I due maggiori quotidiani nazionali, in questi giorni, hanno rievocato Kant, come punto di riferimento dell’etica, della morale, in questi termini: non possiamo più venirne fuori se non ritorniamo a Kant. Il riferimento a Kant era posto nei termini del "riguardiamo alla nostra coscienza, obbediamo ai dettami della nostra coscienza". Se il problema fosse posto così, Giussani sarebbe kantiano, perché il valore della coscienza è presentissimo in Giussani: ma il problema non è questo, perché il riferimento a Kant vuol dire, per una certa tradizione, il riferimento alla legge, all’obbedienza ad una legge. Invece la salvezza etica non viene dalla legge, perché l’etica – dice Giussani – è una tensione, la morale vera è la tensione al destino. Ciò che fonda l’etica vera, il mio dover essere, il mio comportamento non è l’obbedienza alla legge, che non riuscirei a dimostrare, a fondare, ma il tendere a ciò che mi può realizzare.

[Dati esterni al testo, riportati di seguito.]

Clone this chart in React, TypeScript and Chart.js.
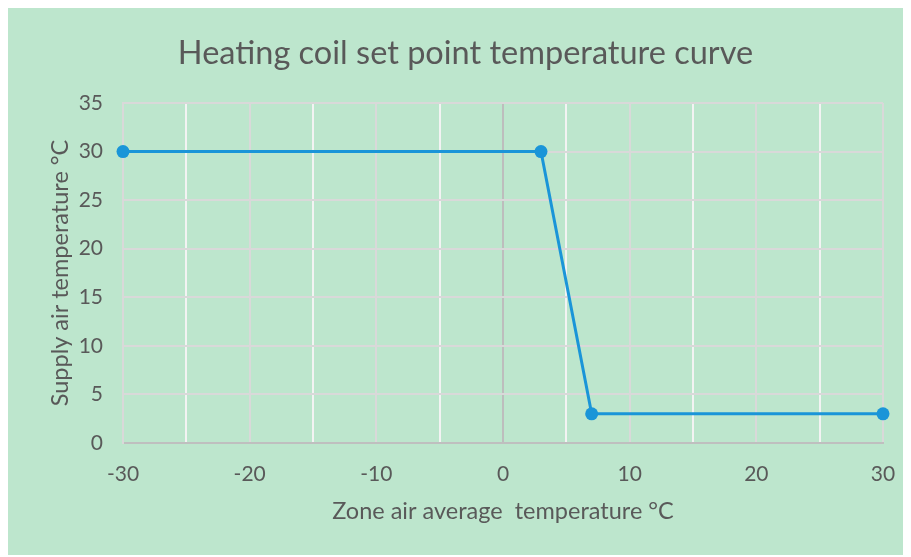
import { useEffect, useRef } from 'react';
import { Chart, registerables } from 'chart.js';

Chart.register(...registerables);

const zoneAirTemps = [-30, 3, 7, 30];
const supplyAirTemps = [30, 30, 3, 3];
const xTickValues = [-30, -20, -10, 0, 10, 20, 30];
const yTickValues = [0, 5, 10, 15, 20, 25, 30, 35];

const chartTitle = 'Heating coil set point temperature curve';
const xAxisTitle = 'Zone air average  temperature °C';
const yAxisTitle = 'Supply air temperature °C';

const BG = '#bde6cd';
const TEXT = '#595959';
const LINE = '#1a95d8';
const FONT = 'Lato, "Open Sans", sans-serif';

export default function App() {
  const canvasRef = useRef<HTMLCanvasElement | null>(null);

  useEffect(() => {
    const canvas = canvasRef.current;
    if (!canvas) return;
    const chart = new Chart(canvas, {
      type: 'scatter',
      data: {
        datasets: [
          {
            label: 'Set point',
            data: zoneAirTemps.map((x, i) => ({ x, y: supplyAirTemps[i] })),
            showLine: true,
            clip: false,
            borderColor: LINE,
            backgroundColor: LINE,
            borderWidth: 3,
            pointRadius: 6.5,
            pointHoverRadius: 6.5,
            pointBorderWidth: 0,
          },
        ],
      },
      options: {
        animation: false,
        responsive: false,
        maintainAspectRatio: false,
        layout: { padding: { left: 12, right: 0, top: 0, bottom: 0 } },
        plugins: {
          legend: { display: false },
          tooltip: { enabled: false },
          title: {
            display: true,
            text: chartTitle,
            color: TEXT,
            font: { family: FONT, size: 32.5, weight: 'normal' },
            padding: { top: 26, bottom: 95 - 26 - 32.5 * 1.2 },
          },
        },
        scales: {
          x: {
            type: 'linear',
            min: -30,
            max: 30,
            afterFit: (s: any) => {
              s.height = 112;
            },
            afterBuildTicks: (s: any) => {
              const t: any[] = [];
              for (let v = -30; v <= 30; v += 5) t.push({ value: v });
              s.ticks = t;
            },
            ticks: {
              color: TEXT,
              font: { family: FONT, size: 21 },
              padding: 0,
              maxRotation: 0,
              autoSkip: false,
              callback: (v: any) => (xTickValues.includes(Number(v)) ? String(v) : ''),
            },
            grid: {
              drawTicks: true,
              tickLength: 19,
              tickColor: 'rgba(0,0,0,0)',
              lineWidth: 2,
              color: (ctx: any) => {
                const v = ctx.tick ? ctx.tick.value : 1;
                if (v === 0) return '#bdbdbd';
                if (v % 10 === 0) return '#d9d9d9';
                return '#f3f3f3';
              },
            },
            border: { display: true, color: '#bfbfbf', width: 2 },
            title: {
              display: true,
              text: xAxisTitle,
              color: TEXT,
              font: { family: FONT, size: 23.5 },
              padding: { top: 0, bottom: 29 },
            },
          },
          y: {
            type: 'linear',
            min: 0,
            max: 35,
            afterFit: (s: any) => {
              s.width = 103;
            },
            afterBuildTicks: (s: any) => {
              s.ticks = yTickValues.map((v) => ({ value: v }));
            },
            ticks: {
              color: TEXT,
              font: { family: FONT, size: 21 },
              padding: 20,
            },
            grid: {
              drawTicks: false,
              lineWidth: 2,
              color: '#d9d9d9',
            },
            border: { display: true, color: '#d9d9d9', width: 2 },
            title: {
              display: true,
              text: yAxisTitle,
              color: TEXT,
              font: { family: FONT, size: 23.5 },
              padding: { top: 26, bottom: 0 },
            },
          },
          spacer: {
            type: 'linear',
            position: 'right',
            display: true,
            afterFit: (s: any) => {
              s.width = 28;
            },
            ticks: { display: false },
            grid: { display: false, drawTicks: false },
            border: { display: false },
          },
        },
      },
    });
    return () => chart.destroy();
  }, []);

  return (
    <div style={{ width: 903, height: 547, background: BG }}>
      <canvas ref={canvasRef} width={903} height={547} style={{ display: 'block' }} />
    </div>
  );
}
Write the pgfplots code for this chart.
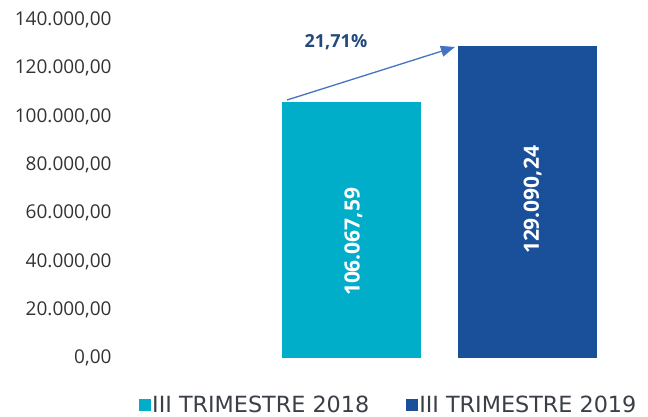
\documentclass[border=0pt]{standalone}
\usepackage{pgfplots}
\pgfplotsset{compat=1.18}
\usepackage{fontspec}
\usetikzlibrary{arrows.meta}
\setmainfont{Open Sans}
\newfontfamily\legfont{DejaVu Sans}
\definecolor{cyanbar}{HTML}{00AECA}
\definecolor{bluebar}{HTML}{1A4F9A}
\definecolor{ticktxt}{HTML}{333333}
\definecolor{legtxt}{HTML}{3A3F48}
\definecolor{pcttxt}{HTML}{23497A}
\definecolor{arrowc}{HTML}{4472C4}
\begin{document}
\begin{tikzpicture}
\useasboundingbox (-120bp,-59bp) rectangle (528bp,358bp);
\begin{axis}[
  at={(0,0)}, anchor=south west,
  scale only axis, width=525bp, height=338bp,
  xmin=-1.315, xmax=1.668, ymin=0, ymax=140000,
  axis line style={draw=none}, major tick length=0pt,
  xtick=\empty,
  ytick={0,20000,40000,60000,80000,100000,120000,140000},
  scaled ticks=false,
  /pgf/number format/.cd, fixed, fixed zerofill, precision=2, use comma, 1000 sep={.}, assume math mode=true,
  /pgfplots/.cd,
  yticklabel style={font=\fontsize{19bp}{21bp}\selectfont, text=ticktxt, xshift=-5bp},
  ybar, bar shift=0pt, bar width=0.79,
  clip=false,
  legend columns=2,
  legend style={draw=none, fill=none, at={(0.511,-0.139)}, anchor=center,
    font=\legfont\fontsize{22.3bp}{24bp}\selectfont, text=legtxt,
    /tikz/every even column/.append style={column sep=36bp},
    inner sep=0pt, nodes={inner xsep=1bp}},
  legend image code/.code={\fill[#1] (0bp,-6bp) rectangle (12bp,6bp);},
]
\addplot[fill=cyanbar, draw=none] coordinates {(0,106067.59)};
\addlegendentry{III TRIMESTRE 2018}
\addplot[fill=bluebar, draw=none] coordinates {(1,129090.24)};
\addlegendentry{III TRIMESTRE 2019}
\draw[arrowc, line width=1.3bp, -{Triangle[length=14bp,width=11bp]}] (axis cs:-0.366,106864) -- (axis cs:0.588,128817);
\node[font=\bfseries\fontsize{18bp}{20bp}\selectfont, text=pcttxt] at (axis cs:-0.088,130888) {21,71\%};
\node[rotate=90, font=\bfseries\fontsize{21bp}{23bp}\selectfont, text=white] at (axis cs:0.011,48047) {106.067,59};
\node[rotate=90, font=\bfseries\fontsize{21bp}{23bp}\selectfont, text=white] at (axis cs:1.03,65444) {129.090,24};
\end{axis}
\end{tikzpicture}
\end{document}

Questa definizione della morale come tensione, diventa capacità di misericordia, come nel dialogo, prima ricordato, con Testori.

L’avvenimento cristiano è ciò che può salvare l’uomo, non ciò che può condannarlo, giudicarlo, e quindi limitarlo o tagliarlo, ma è qualcosa per l’uomo, per tutti gli uomini, anche per coloro che finora non credono e non hanno creduto.

Rondoni: Il Cristianesimo, per come ce l’ha insegnato Don Giussani, è ciò che sorregge e aiuta a correggere un impeto positivo verso la realtà. Quello che in questi giorni, qui al Meeting, ha impressionato, noi e gli osservatori che ci hanno guardato, politici o non politici, è il fatto che qui ci sia un positivo. In questi tempi, in cui tutti parlano solo di crisi, incontrare un posto dove si avverte, anche senza dirne il nome, un positivo presente, è realmente qualcosa che ha del miracoloso. Il Cristianesimo è la possibilità di sorreggere quotidianamente e di correggere dalle inevitabili distrazioni e cadute questo atteggiamento positivo verso la realtà. Proprio questo filo lega il contenuto del libro a quello che stiamo vivendo in questi giorni. E’ un aiuto a mantenere un abbraccio reale verso la realtà.